N君とテニスと私・・2

50歳でテニスを始め気付いた事が。それまで私は習い事をしたことがなかった事。

幼い頃、そろばん、踊り、ピアノなど、本当は習いたかったが、家の事情でそれを、

許してくれる訳がなく、何も習った事がなかったし、言い出せなかった。

しかし、習う事もなく人間50歳までには、洋裁や和裁や編み物、料理などは、

その気になれば、やってこれていたので、何も苦労がなかった。

しかし、スポーツは違う。クラブ活動でするのとはまた違ったものだった。

テニスをN君に教わり、物事を教わると<こんなにも素直な自分がいたなんて>っと、

そんな自分に感動すら覚え、ますます熱心になり、上達したくてスクールにも行く始末。

スクールは、もちろん基礎のラケットの握り方から、素振りから、足の運び方などから、

みっちりと2時間良い汗をかかせてくれた。2年位すると中級の上までに上達し、

2軒のスクールにも通う。それぞれのコーチにより指導の仕方が違うので面白みが増す。

それと直ぐに店のテニスクラブも結成し、N君コーチ指導の下で、土、日もテニス。

N君は、本当に店では、<超常連>で、毎日カウンターにいて、閉店まで座っていた。

大学卒業と同時に東京から枚方の寮に来た。先輩に連れて来られたのが最初だ。

大手電気メーカーの寮があり、店は<寮生の食堂>と、ご近所の店仲間に言われる始末。

そんなには、皆お金もなかったのだろうけど、仲間がいると何も飲まず食わず注文もせず、

カウンターで話し込んで帰る「族」もいた。後で聞くとその彼の家は結構裕福な家との事、

おボンボンだからこんな事を平気で出来るのだと思った。なんだか政治家とだぶりますな。

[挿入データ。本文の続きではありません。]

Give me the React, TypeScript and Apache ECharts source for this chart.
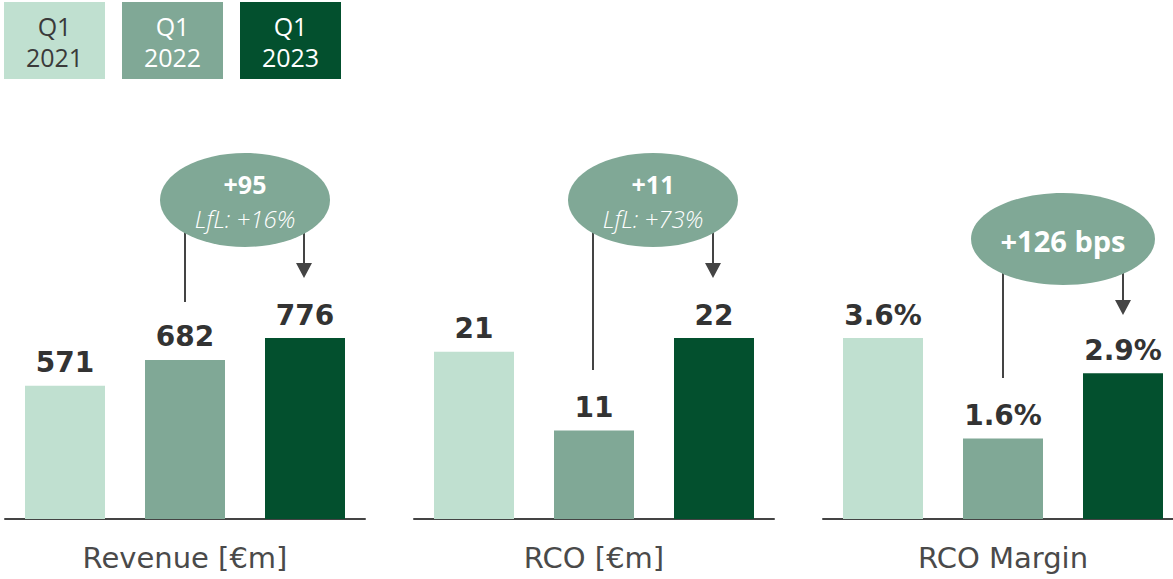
import React, { useEffect, useRef } from "react";
import * as echarts from "echarts";

const periods = ["Q1 2021", "Q1 2022", "Q1 2023"];
const revenue = [571, 682, 776];
const rco = [20.6, 10.9, 22.3];
const rcoMargin = [3.6, 1.6, 2.9];
const panelTitles = ["Revenue [€m]", "RCO [€m]", "RCO Margin"];
const colors = ["#c0e0d0", "#80a896", "#03502e"];
const legendTextColors = ["#3a3a3a", "#ffffff", "#ffffff"];

const FONT = "'Open Sans', 'Noto Sans', sans-serif";
const TITLE_FONT = "'DejaVu Sans', sans-serif";
const BOLD_FONT = "'DejaVu Sans', sans-serif";

export default function App() {
  const ref = useRef<HTMLDivElement>(null);
  useEffect(() => {
    if (!ref.current) return;
    const chart = echarts.init(ref.current, undefined, { renderer: "svg" });
    const panels = [
      { data: revenue, fmt: (v: number) => String(Math.round(v)) },
      { data: rco, fmt: (v: number) => String(Math.round(v)) },
      { data: rcoMargin, fmt: (v: number) => v.toFixed(1) + "%" },
    ];
    const lefts = [5, 414, 823];
    const grids = lefts.map((l) => ({
      left: l,
      width: 360,
      top: 338,
      bottom: 60,
      containLabel: false,
      outerBoundsMode: "none",
    }));
    const xAxes = panels.map((_, i) => ({
      type: "category",
      gridIndex: i,
      data: periods,
      axisLine: { show: true, lineStyle: { color: "#444444", width: 2 } },
      axisTick: { show: false },
      axisLabel: { show: false },
      name: panelTitles[i],
      nameLocation: "middle",
      nameGap: 24,
      nameTextStyle: { fontFamily: TITLE_FONT, fontSize: 29, fontWeight: 400, color: "#4a4a4a" },
    }));
    const yAxes = panels.map((p, i) => ({
      type: "value",
      gridIndex: i,
      min: 0,
      max: Math.max(...p.data),
      show: false,
      splitLine: { show: false },
    }));
    const series = panels.map((p, i) => ({
      type: "bar",
      xAxisIndex: i,
      yAxisIndex: i,
      barWidth: 80,
      data: p.data.map((v, j) => ({ value: v, itemStyle: { color: colors[j] } })),
      label: {
        show: true,
        position: "top",
        distance: 9,
        formatter: (q: any) => p.fmt(q.value),
        fontFamily: BOLD_FONT,
        fontWeight: "bold",
        fontSize: 28,
        color: "#333333",
      },
    }));

    const legendEls: any[] = [];
    periods.forEach((pname, i) => {
      const x = 4 + i * 118;
      const [q, y] = pname.split(" ");
      legendEls.push({
        type: "rect",
        shape: { x, y: 2, width: 101, height: 77 },
        style: { fill: colors[i] },
      });
      legendEls.push({
        type: "text",
        x: x + 50.5,
        y: 41,
        style: {
          text: q + "\n" + y,
          fill: legendTextColors[i],
          font: `400 25px ${FONT}`,
          lineHeight: 31,
          align: "center",
          verticalAlign: "middle",
        },
      });
    });

    const lineStyle = { stroke: "#444444", lineWidth: 2 };
    const bubble = (cx: number, cy: number, rx: number, ry: number) => ({
      type: "ellipse",
      shape: { cx, cy, rx, ry },
      style: { fill: colors[1] },
    });
    const vline = (x: number, y1: number, y2: number) => ({
      type: "line",
      shape: { x1: x, y1, x2: x, y2 },
      style: lineStyle,
    });
    const arrowHead = (x: number, tip: number) => ({
      type: "polygon",
      shape: { points: [[x - 8, tip - 15], [x + 8, tip - 15], [x, tip]] },
      style: { fill: "#444444" },
    });
    const bubbleText = (x: number, y: number, main: string, sub: string) => ({
      type: "text",
      x,
      y,
      style: {
        text: `{a|${main}}\n{b|${sub}}`,
        align: "center",
        verticalAlign: "middle",
        rich: {
          a: { fill: "#ffffff", font: `bold 25px ${FONT}`, lineHeight: 34, align: "center" },
          b: { fill: "#ffffff", font: `italic 300 24px ${FONT}`, lineHeight: 34, align: "center" },
        },
      },
    });
    const txt = (x: number, y: number, text: string, font: string) => ({
      type: "text",
      x,
      y,
      style: { text, fill: "#ffffff", font, align: "center", verticalAlign: "middle" },
    });

    const annotations: any[] = [
      vline(185, 225, 302),
      vline(304, 225, 264),
      arrowHead(304, 278),
      bubble(245, 200, 85, 47),
      bubbleText(245, 201, "+95", "LfL: +16%"),

      vline(593, 225, 370),
      vline(713, 225, 264),
      arrowHead(713, 278),
      bubble(653, 200, 85, 47),
      bubbleText(653, 201, "+11", "LfL: +73%"),

      vline(1003, 265, 378),
      vline(1123, 265, 301),
      arrowHead(1123, 315),
      bubble(1063, 239, 92, 46),
      txt(1063, 240, "+126 bps", `bold 29px ${FONT}`),
    ];

    chart.setOption({
      animation: false,
      grid: grids,
      xAxis: xAxes,
      yAxis: yAxes,
      series,
      graphic: [...legendEls, ...annotations],
    });
    return () => chart.dispose();
  }, []);
  return (
    <div
      ref={ref}
      style={{ position: "fixed", left: 0, top: 0, width: 1173, height: 579, background: "#ffffff" }}
    />
  );
}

こんな事を許す店だから、そりゃ人気があって当然なんだが人気があっても儲かりはせず、

それを19年間続けられたのが、不思議な位。馬鹿としか言いようがない。

「銭湯の帰りにふっと洗面器を持って立ち寄る食堂のおばさんがしたい」と昔よく言ってた。

それに近い<夢>を実現していたという事なる。誰のせいでもなく己が選んだ道だったのだ。

で、Nくんは初めは目立たない存在だったが、なんとなく日曜日に何かのイベントなどに、

くっ付いて来て、夜だけでなく昼も私や店の女の子などといる機会が多くなった。

そんな頃、店の子の一人と付き合いだしたのだ。そこから急に店で目立つ存在となった。

寮には殆ど帰らず、その内転勤になり、彼の家も裕福で京都にマンションがあり、

そこから会社に行き、京都から店に、平日は時々で週末には必ず来るという生活ぶりになった。

男性にも、女性からも好かれる性格だったが、それ故に、女性問題はややこしい事もしばしば、

私からの説教を食らう事も多かった。憎めないところもあり女性達もいつの間にか許していた。

本当は一番、優柔不断で変な優しさは女性たちを余計苦しめ罪になる、たちが悪い事なんだと。

こんな男性が多いですがね。今は女性がしっかりでそんな事を簡単に許すような事は少ないか。

背は高い、女性が見た目で判断せず付き合う代表的なタイプだったかな。褒めているのかな?

劇団の稽古帰りに私と一緒に飲む事もあった。京都で常連になっている店でも可愛がられてた。

音楽や映画の情報も長けていたので、枚方の町新聞にシネマの欄に投稿してくれていた。

(娘がその頃勤めていたので)何故か「ジョージN」のペンネームで・・・笑ったが。

19年間のうち15年近く、息子のように店に帰ってくる子となっていた。

何人かの女性と浮名をならし、テニスをし、映画を楽しみ、さほどの苦労も無く呑気な彼が、

最後に選んだ女性と、後、一週間で結婚と言う時、突然、彼女と交通事故で亡くなった!。

その時から、彼の思い出話は出来ても、彼の名前を、文字にする事は出来なかった。

享年36歳。

あれから、13年が経った。もう直ぐ命日になる。

『N君!貴方が居なくなるひと月ほど前、貴方が大切にしていた愛用のラケットを

私に、突然くれたのはなんだったのですか?未だに不思議でなりません。